[GIVEN RECORDS]:
#####
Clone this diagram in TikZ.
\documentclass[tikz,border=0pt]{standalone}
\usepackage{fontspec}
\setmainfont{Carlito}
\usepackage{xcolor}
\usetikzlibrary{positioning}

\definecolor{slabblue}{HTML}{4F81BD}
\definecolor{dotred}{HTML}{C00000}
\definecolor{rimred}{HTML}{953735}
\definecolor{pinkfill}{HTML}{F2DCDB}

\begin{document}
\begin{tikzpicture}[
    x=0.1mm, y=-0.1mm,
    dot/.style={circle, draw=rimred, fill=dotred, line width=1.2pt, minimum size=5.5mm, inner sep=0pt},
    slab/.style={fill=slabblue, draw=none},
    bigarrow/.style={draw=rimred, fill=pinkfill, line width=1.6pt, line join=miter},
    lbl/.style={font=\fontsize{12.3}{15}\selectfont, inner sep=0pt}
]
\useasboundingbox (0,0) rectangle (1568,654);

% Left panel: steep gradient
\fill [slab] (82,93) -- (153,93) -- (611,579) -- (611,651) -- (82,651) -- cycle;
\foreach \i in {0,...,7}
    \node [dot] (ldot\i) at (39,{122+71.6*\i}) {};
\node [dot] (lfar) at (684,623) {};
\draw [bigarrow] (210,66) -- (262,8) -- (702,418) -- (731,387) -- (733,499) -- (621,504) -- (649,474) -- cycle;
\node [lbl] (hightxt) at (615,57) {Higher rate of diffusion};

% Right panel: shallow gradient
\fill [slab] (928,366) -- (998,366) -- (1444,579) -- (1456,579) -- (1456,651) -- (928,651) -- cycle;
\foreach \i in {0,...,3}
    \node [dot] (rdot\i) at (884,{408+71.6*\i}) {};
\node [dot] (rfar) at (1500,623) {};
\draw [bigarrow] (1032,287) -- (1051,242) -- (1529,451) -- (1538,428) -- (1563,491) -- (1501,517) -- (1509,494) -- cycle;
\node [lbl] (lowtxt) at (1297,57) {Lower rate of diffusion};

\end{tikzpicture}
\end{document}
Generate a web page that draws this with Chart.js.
#####
[OBJECTIVE]: Write out the full set of records exactly as given.

[WRITTEN RESPONSE]:
Clone this diagram in TikZ.
\documentclass[tikz,border=0pt]{standalone}
\usepackage{fontspec}
\setmainfont{Carlito}
\usepackage{xcolor}
\usetikzlibrary{positioning}

\definecolor{slabblue}{HTML}{4F81BD}
\definecolor{dotred}{HTML}{C00000}
\definecolor{rimred}{HTML}{953735}
\definecolor{pinkfill}{HTML}{F2DCDB}

\begin{document}
\begin{tikzpicture}[
    x=0.1mm, y=-0.1mm,
    dot/.style={circle, draw=rimred, fill=dotred, line width=1.2pt, minimum size=5.5mm, inner sep=0pt},
    slab/.style={fill=slabblue, draw=none},
    bigarrow/.style={draw=rimred, fill=pinkfill, line width=1.6pt, line join=miter},
    lbl/.style={font=\fontsize{12.3}{15}\selectfont, inner sep=0pt}
]
\useasboundingbox (0,0) rectangle (1568,654);

% Left panel: steep gradient
\fill [slab] (82,93) -- (153,93) -- (611,579) -- (611,651) -- (82,651) -- cycle;
\foreach \i in {0,...,7}
    \node [dot] (ldot\i) at (39,{122+71.6*\i}) {};
\node [dot] (lfar) at (684,623) {};
\draw [bigarrow] (210,66) -- (262,8) -- (702,418) -- (731,387) -- (733,499) -- (621,504) -- (649,474) -- cycle;
\node [lbl] (hightxt) at (615,57) {Higher rate of diffusion};

% Right panel: shallow gradient
\fill [slab] (928,366) -- (998,366) -- (1444,579) -- (1456,579) -- (1456,651) -- (928,651) -- cycle;
\foreach \i in {0,...,3}
    \node [dot] (rdot\i) at (884,{408+71.6*\i}) {};
\node [dot] (rfar) at (1500,623) {};
\draw [bigarrow] (1032,287) -- (1051,242) -- (1529,451) -- (1538,428) -- (1563,491) -- (1501,517) -- (1509,494) -- cycle;
\node [lbl] (lowtxt) at (1297,57) {Lower rate of diffusion};

\end{tikzpicture}
\end{document}
Generate a web page that draws this with Chart.js.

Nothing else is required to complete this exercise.